TO BE DONE: Retype the records below from their first line through the line holding "350, 400, 450];", including both ends and no pictures.

■ ■ ■ ■

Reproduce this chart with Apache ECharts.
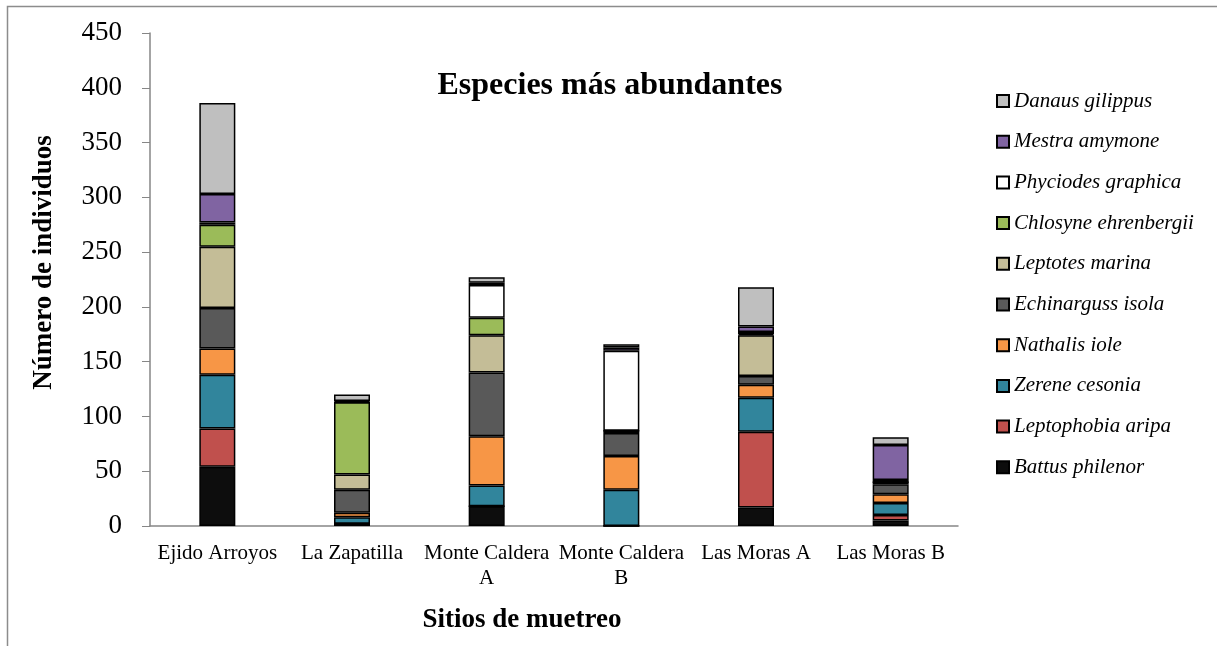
<!DOCTYPE html>
<html>
<head>
<meta charset="utf-8">
<script src="https://cdn.jsdelivr.net/npm/echarts@6/dist/echarts.min.js"></script>
<style>
html,body{margin:0;padding:0;background:#fff;}
#chart{width:1217px;height:646px;}
</style>
</head>
<body>
<div id="chart"></div>
<script>
const categories = ['Ejido Arroyos', 'La Zapatilla', 'Monte Caldera\nA', 'Monte Caldera\nB', 'Las Moras A', 'Las Moras B'];
const yTicks = [0, 50, 100, 150, 200, 250, 300, 350, 400, 450];

const battusPhilenor      = [54, 2, 18, 0, 17, 5];
const leptophobiaAripa    = [35, 0, 0, 0, 69, 5];
const zereneCesonia       = [49, 6, 19, 33, 31, 11];
const nathalisIole        = [24, 4, 45, 31, 12, 8];
const echinargussIsola    = [37, 21, 58, 21, 8, 9];
const leptotesMarina      = [56, 14, 34, 2, 37, 2];
const chlosyneEhrenbergii = [20, 66, 16, 0, 1, 0];
const phyciodesGraphica   = [2, 0, 30, 73, 2, 2];
const mestraAmymone       = [26, 1, 2, 3, 5, 32];
const danausGilippus      = [83, 6, 5, 3, 36, 7];

const seriesDefs = [
  ['Battus philenor', battusPhilenor, '#0d0d0d'],
  ['Leptophobia aripa', leptophobiaAripa, '#c0504d'],
  ['Zerene cesonia', zereneCesonia, '#31859c'],
  ['Nathalis iole', nathalisIole, '#f79646'],
  ['Echinarguss isola', echinargussIsola, '#595959'],
  ['Leptotes marina', leptotesMarina, '#c4bd97'],
  ['Chlosyne ehrenbergii', chlosyneEhrenbergii, '#9bbb59'],
  ['Phyciodes graphica', phyciodesGraphica, '#ffffff'],
  ['Mestra amymone', mestraAmymone, '#8064a2'],
  ['Danaus gilippus', danausGilippus, '#bfbfbf']
];

const chart = echarts.init(document.getElementById('chart'), null, {renderer: 'canvas'});
const serif = '"Liberation Serif", "DejaVu Serif", serif';

const option = {
  animation: false,
  backgroundColor: '#ffffff',
  textStyle: {fontFamily: serif},
  title: {
    text: 'Especies más abundantes',
    left: 605, top: 65, textAlign: 'center',
    textStyle: {fontFamily: serif, fontWeight: 'bold', fontSize: 32, color: '#000'}
  },
  legend: {
    orient: 'vertical',
    left: 991, top: 85.5,
    itemWidth: 12, itemHeight: 12,
    itemGap: 19.7,
    icon: 'rect',
    data: seriesDefs.map(s => s[0]).reverse(),
    textStyle: {fontFamily: serif, fontStyle: 'italic', fontSize: 21, color: '#000', lineHeight: 21}
  },
  grid: {left: 150, top: 33, width: 808, bottom: 120, containLabel: false},
  xAxis: {
    type: 'category',
    data: categories,
    name: 'Sitios de muetreo',
    nameLocation: 'middle',
    nameGap: 81,
    nameTextStyle: {fontFamily: serif, fontWeight: 'bold', fontSize: 27, color: '#000', padding: [0, 64, 0, 0]},
    axisLine: {lineStyle: {color: '#868686', width: 1.5}},
    axisTick: {show: false},
    axisLabel: {fontFamily: serif, fontSize: 21, color: '#000', margin: 15, lineHeight: 25, interval: 0}
  },
  yAxis: {
    type: 'value',
    min: yTicks[0], max: yTicks[yTicks.length - 1], interval: 50,
    name: 'Número de individuos',
    nameLocation: 'middle',
    nameGap: 92,
    nameRotate: 90,
    nameTextStyle: {fontFamily: serif, fontWeight: 'bold', fontSize: 27, color: '#000', padding: [0, 0, 0, 34]},
    axisLine: {show: true, lineStyle: {color: '#868686', width: 1.5}},
    axisTick: {show: true, inside: false, length: 8, lineStyle: {color: '#868686'}},
    splitLine: {show: false},
    axisLabel: {fontFamily: serif, fontSize: 27, color: '#000', margin: 28}
  },
  graphic: [{
    type: 'rect',
    shape: {x: 7.5, y: 6.5, width: 1240, height: 700},
    style: {fill: 'none', stroke: '#8c8c8c', lineWidth: 1.5},
    silent: true, z: -1
  }],
  series: seriesDefs.map(([name, data, color]) => ({
    name, type: 'bar', stack: 'total', data,
    barWidth: 36,
    itemStyle: {color, borderColor: '#000', borderWidth: 1.5}
  }))
};
chart.setOption(option);
</script>
</body>
</html>
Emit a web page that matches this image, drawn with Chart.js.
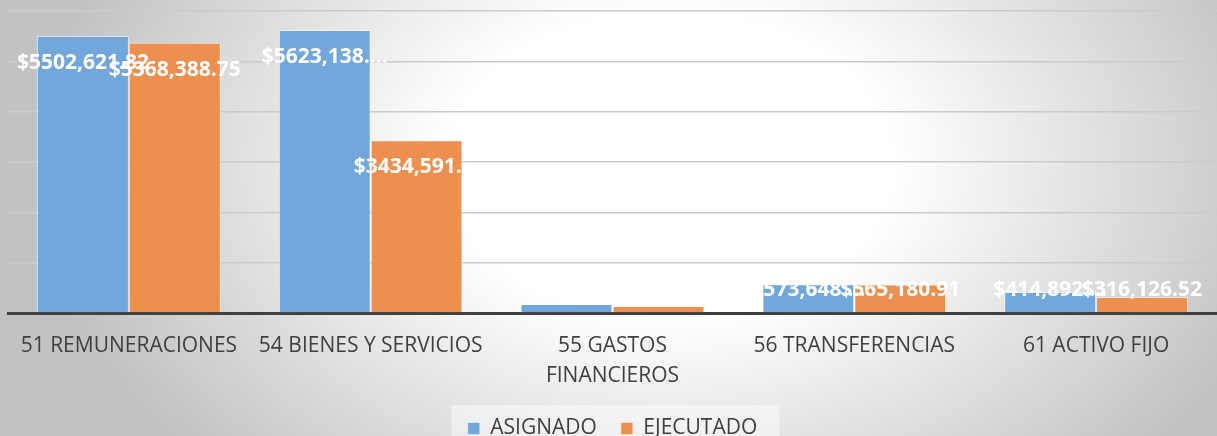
<!DOCTYPE html>
<html>
<head>
<meta charset="UTF-8">
<script src="https://cdn.jsdelivr.net/npm/chart.js@4/dist/chart.umd.min.js"></script>
<style>
  html, body { margin: 0; padding: 0; overflow: hidden; }
  body {
    width: 1217px; height: 436px;
    background: radial-gradient(ellipse 52% 100% at 55% 38%, #ffffff 35%, #c2c2c2 100%);
  }
  #wrap { position: relative; width: 1217px; height: 449px; }
</style>
</head>
<body>
<div id="wrap"><canvas id="myChart"></canvas></div>
<script>
// categories and series
var categorias = ["51 REMUNERACIONES", "54 BIENES Y SERVICIOS", ["55 GASTOS", "FINANCIEROS"], "56 TRANSFERENCIAS", "61 ACTIVO FIJO"];
var asignado = [5502621.82, 5623138.00, 180000.00, 573648.00, 414892.00];
var ejecutado = [5368388.75, 3434591.00, 140000.00, 565180.91, 316126.52];
// 55 GASTOS FINANCIEROS shows no value label in the picture
var etiquetasAsignado = ["$5502,621.82", "$5623,138.\u2026", "", "$573,648.\u2026", "$414,892.\u2026"];
var etiquetasEjecutado = ["$5368,388.75", "$3434,591.\u2026", "", "$565,180.91", "$316,126.52"];

// draws the value labels inside the end of each bar
var valueLabels = {
  id: "valueLabels",
  afterDatasetsDraw: function (chart) {
    var ctx = chart.ctx;
    var base = chart.scales.y.getPixelForValue(0);
    var textos = [etiquetasAsignado, etiquetasEjecutado];
    ctx.save();
    ctx.font = "bold 21px 'Open Sans', sans-serif";
    ctx.fillStyle = "#ffffff";
    ctx.textAlign = "center";
    ctx.textBaseline = "middle";
    chart.data.datasets.forEach(function (ds, i) {
      chart.getDatasetMeta(i).data.forEach(function (bar, j) {
        var y = Math.min(bar.y + 27, base - 23);
        ctx.fillText(textos[i][j], bar.x, y);
      });
    });
    ctx.restore();
  }
};

// light box behind the legend
var legendBox = {
  id: "legendBox",
  beforeDraw: function (chart) {
    var l = chart.legend;
    if (!l) return;
    var ctx = chart.ctx;
    var w = 328;
    var x = (chart.width - w) / 2 + 7;
    ctx.save();
    ctx.fillStyle = "rgba(255,255,255,0.45)";
    ctx.fillRect(x, 405, w, 40);
    ctx.restore();
  }
};

new Chart("myChart", {
  type: "bar",
  data: {
    labels: categorias,
    datasets: [
      {
        label: "ASIGNADO",
        data: asignado,
        backgroundColor: "rgb(113,167,219)",
        borderColor: "rgba(255,255,255,0.45)",
        borderWidth: 1
      },
      {
        label: "EJECUTADO",
        data: ejecutado,
        backgroundColor: "rgb(237,143,78)",
        borderColor: "rgba(255,255,255,0.45)",
        borderWidth: 1
      }
    ]
  },
  options: {
    responsive: true,
    maintainAspectRatio: false,
    animation: false,
    layout: { padding: { top: 11, left: 8, right: 0, bottom: 0 } },
    datasets: { bar: { barPercentage: 1, categoryPercentage: 0.76 } },
    plugins: {
      tooltip: { enabled: false },
      legend: {
        position: "bottom",
        labels: {
          boxWidth: 12,
          boxHeight: 12,
          padding: 24,
          color: "#404040",
          font: { family: "'Open Sans', sans-serif", size: 21 }
        }
      }
    },
    scales: {
      x: {
        grid: { display: false },
        border: { color: "#404040", width: 3 },
        ticks: {
          color: "#404040",
          padding: 10,
          maxRotation: 0,
          autoSkip: false,
          font: { family: "'Open Sans', sans-serif", size: 21, lineHeight: 1.43 }
        },
        afterFit: function (scale) { scale.height = 81; }
      },
      y: {
        min: 0,
        max: 6000000,
        ticks: { display: false, stepSize: 1000000 },
        border: { display: false },
        grid: { color: "#cbcbcb", lineWidth: 1.5, drawTicks: false },
        afterFit: function (scale) { scale.width = 0; }
      }
    }
  },
  plugins: [legendBox, valueLabels]
});
</script>
</body>
</html>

■ ■ ■ ■

ANSWER TO THE EXERCISE:
Reproduce this chart with Apache ECharts.
<!DOCTYPE html>
<html>
<head>
<meta charset="utf-8">
<script src="https://cdn.jsdelivr.net/npm/echarts@6/dist/echarts.min.js"></script>
<style>
html,body{margin:0;padding:0;background:#fff;}
#chart{width:1217px;height:646px;}
</style>
</head>
<body>
<div id="chart"></div>
<script>
const categories = ['Ejido Arroyos', 'La Zapatilla', 'Monte Caldera\nA', 'Monte Caldera\nB', 'Las Moras A', 'Las Moras B'];
const yTicks = [0, 50, 100, 150, 200, 250, 300, 350, 400, 450];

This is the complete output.